> Exercise: Your task is to give the listing below back word for word, pictures excluded.

> Provided material:
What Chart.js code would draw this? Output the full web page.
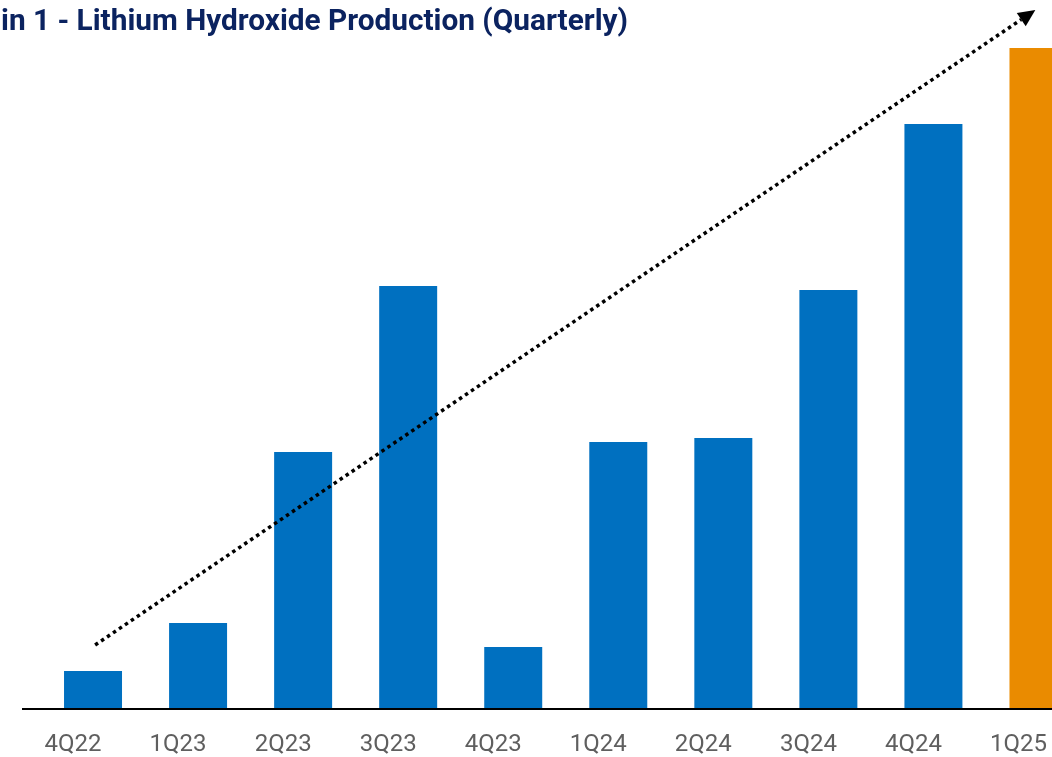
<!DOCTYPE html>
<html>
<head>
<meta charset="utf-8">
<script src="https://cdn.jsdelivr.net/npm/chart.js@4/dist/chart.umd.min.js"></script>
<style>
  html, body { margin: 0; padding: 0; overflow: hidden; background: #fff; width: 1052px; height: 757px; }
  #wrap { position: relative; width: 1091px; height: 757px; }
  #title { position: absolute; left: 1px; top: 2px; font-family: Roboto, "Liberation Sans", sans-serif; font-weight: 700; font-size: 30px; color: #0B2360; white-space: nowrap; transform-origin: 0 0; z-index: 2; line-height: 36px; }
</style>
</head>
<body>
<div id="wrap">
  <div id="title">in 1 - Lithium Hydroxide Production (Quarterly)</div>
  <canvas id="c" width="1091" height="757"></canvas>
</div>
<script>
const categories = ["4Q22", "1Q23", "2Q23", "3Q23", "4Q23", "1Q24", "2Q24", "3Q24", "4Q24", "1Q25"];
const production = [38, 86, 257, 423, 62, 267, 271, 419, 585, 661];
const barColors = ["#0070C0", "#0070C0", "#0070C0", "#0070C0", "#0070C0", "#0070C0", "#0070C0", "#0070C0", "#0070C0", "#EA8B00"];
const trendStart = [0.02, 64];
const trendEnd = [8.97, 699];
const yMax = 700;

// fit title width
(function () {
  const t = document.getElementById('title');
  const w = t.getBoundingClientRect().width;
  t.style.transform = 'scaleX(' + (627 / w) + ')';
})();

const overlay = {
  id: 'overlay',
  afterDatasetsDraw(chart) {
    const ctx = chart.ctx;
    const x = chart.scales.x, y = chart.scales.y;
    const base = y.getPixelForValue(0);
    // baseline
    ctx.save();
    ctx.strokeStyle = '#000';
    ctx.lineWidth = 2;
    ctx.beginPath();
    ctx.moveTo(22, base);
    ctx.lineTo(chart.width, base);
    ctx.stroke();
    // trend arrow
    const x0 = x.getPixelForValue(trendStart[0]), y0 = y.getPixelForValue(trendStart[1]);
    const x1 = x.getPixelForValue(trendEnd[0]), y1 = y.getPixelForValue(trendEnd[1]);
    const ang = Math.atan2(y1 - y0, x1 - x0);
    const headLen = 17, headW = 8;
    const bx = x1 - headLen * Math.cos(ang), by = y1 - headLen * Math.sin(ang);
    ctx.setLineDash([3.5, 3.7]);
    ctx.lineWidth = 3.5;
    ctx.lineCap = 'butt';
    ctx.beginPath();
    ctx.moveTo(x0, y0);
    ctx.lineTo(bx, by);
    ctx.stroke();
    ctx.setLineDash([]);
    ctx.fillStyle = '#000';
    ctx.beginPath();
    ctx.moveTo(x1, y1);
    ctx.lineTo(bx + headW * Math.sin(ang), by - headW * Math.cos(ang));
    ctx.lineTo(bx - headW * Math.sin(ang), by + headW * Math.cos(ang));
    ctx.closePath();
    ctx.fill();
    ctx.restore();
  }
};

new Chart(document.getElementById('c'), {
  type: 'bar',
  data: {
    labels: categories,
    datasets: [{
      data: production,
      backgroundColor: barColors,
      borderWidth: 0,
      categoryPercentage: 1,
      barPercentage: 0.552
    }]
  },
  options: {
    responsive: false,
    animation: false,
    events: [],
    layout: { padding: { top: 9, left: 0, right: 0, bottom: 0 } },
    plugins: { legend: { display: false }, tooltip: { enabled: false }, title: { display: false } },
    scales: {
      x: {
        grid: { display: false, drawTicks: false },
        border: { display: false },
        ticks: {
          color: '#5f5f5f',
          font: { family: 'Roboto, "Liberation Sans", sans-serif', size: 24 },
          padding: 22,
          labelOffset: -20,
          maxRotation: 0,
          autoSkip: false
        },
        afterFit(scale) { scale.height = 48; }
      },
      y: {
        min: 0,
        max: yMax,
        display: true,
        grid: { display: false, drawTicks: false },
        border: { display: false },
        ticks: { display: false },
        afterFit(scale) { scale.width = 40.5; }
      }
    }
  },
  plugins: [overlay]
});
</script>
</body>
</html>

> Result below:
What Chart.js code would draw this? Output the full web page.
<!DOCTYPE html>
<html>
<head>
<meta charset="utf-8">
<script src="https://cdn.jsdelivr.net/npm/chart.js@4/dist/chart.umd.min.js"></script>
<style>
  html, body { margin: 0; padding: 0; overflow: hidden; background: #fff; width: 1052px; height: 757px; }
  #wrap { position: relative; width: 1091px; height: 757px; }
  #title { position: absolute; left: 1px; top: 2px; font-family: Roboto, "Liberation Sans", sans-serif; font-weight: 700; font-size: 30px; color: #0B2360; white-space: nowrap; transform-origin: 0 0; z-index: 2; line-height: 36px; }
</style>
</head>
<body>
<div id="wrap">
  <div id="title">in 1 - Lithium Hydroxide Production (Quarterly)</div>
  <canvas id="c" width="1091" height="757"></canvas>
</div>
<script>
const categories = ["4Q22", "1Q23", "2Q23", "3Q23", "4Q23", "1Q24", "2Q24", "3Q24", "4Q24", "1Q25"];
const production = [38, 86, 257, 423, 62, 267, 271, 419, 585, 661];
const barColors = ["#0070C0", "#0070C0", "#0070C0", "#0070C0", "#0070C0", "#0070C0", "#0070C0", "#0070C0", "#0070C0", "#EA8B00"];
const trendStart = [0.02, 64];
const trendEnd = [8.97, 699];
const yMax = 700;

// fit title width
(function () {
  const t = document.getElementById('title');
  const w = t.getBoundingClientRect().width;
  t.style.transform = 'scaleX(' + (627 / w) + ')';
})();

const overlay = {
  id: 'overlay',
  afterDatasetsDraw(chart) {
    const ctx = chart.ctx;
    const x = chart.scales.x, y = chart.scales.y;
    const base = y.getPixelForValue(0);
    // baseline
    ctx.save();
    ctx.strokeStyle = '#000';
    ctx.lineWidth = 2;
    ctx.beginPath();
    ctx.moveTo(22, base);
    ctx.lineTo(chart.width, base);
    ctx.stroke();
    // trend arrow
    const x0 = x.getPixelForValue(trendStart[0]), y0 = y.getPixelForValue(trendStart[1]);
    const x1 = x.getPixelForValue(trendEnd[0]), y1 = y.getPixelForValue(trendEnd[1]);
    const ang = Math.atan2(y1 - y0, x1 - x0);
    const headLen = 17, headW = 8;
    const bx = x1 - headLen * Math.cos(ang), by = y1 - headLen * Math.sin(ang);
    ctx.setLineDash([3.5, 3.7]);
    ctx.lineWidth = 3.5;
    ctx.lineCap = 'butt';
    ctx.beginPath();
    ctx.moveTo(x0, y0);
    ctx.lineTo(bx, by);
    ctx.stroke();
    ctx.setLineDash([]);
    ctx.fillStyle = '#000';
    ctx.beginPath();
    ctx.moveTo(x1, y1);
    ctx.lineTo(bx + headW * Math.sin(ang), by - headW * Math.cos(ang));
    ctx.lineTo(bx - headW * Math.sin(ang), by + headW * Math.cos(ang));
    ctx.closePath();
    ctx.fill();
    ctx.restore();
  }
};

new Chart(document.getElementById('c'), {
  type: 'bar',
  data: {
    labels: categories,
    datasets: [{
      data: production,
      backgroundColor: barColors,
      borderWidth: 0,
      categoryPercentage: 1,
      barPercentage: 0.552
    }]
  },
  options: {
    responsive: false,
    animation: false,
    events: [],
    layout: { padding: { top: 9, left: 0, right: 0, bottom: 0 } },
    plugins: { legend: { display: false }, tooltip: { enabled: false }, title: { display: false } },
    scales: {
      x: {
        grid: { display: false, drawTicks: false },
        border: { display: false },
        ticks: {
          color: '#5f5f5f',
          font: { family: 'Roboto, "Liberation Sans", sans-serif', size: 24 },
          padding: 22,
          labelOffset: -20,
          maxRotation: 0,
          autoSkip: false
        },
        afterFit(scale) { scale.height = 48; }
      },
      y: {
        min: 0,
        max: yMax,
        display: true,
        grid: { display: false, drawTicks: false },
        border: { display: false },
        ticks: { display: false },
        afterFit(scale) { scale.width = 40.5; }
      }
    }
  },
  plugins: [overlay]
});
</script>
</body>
</html>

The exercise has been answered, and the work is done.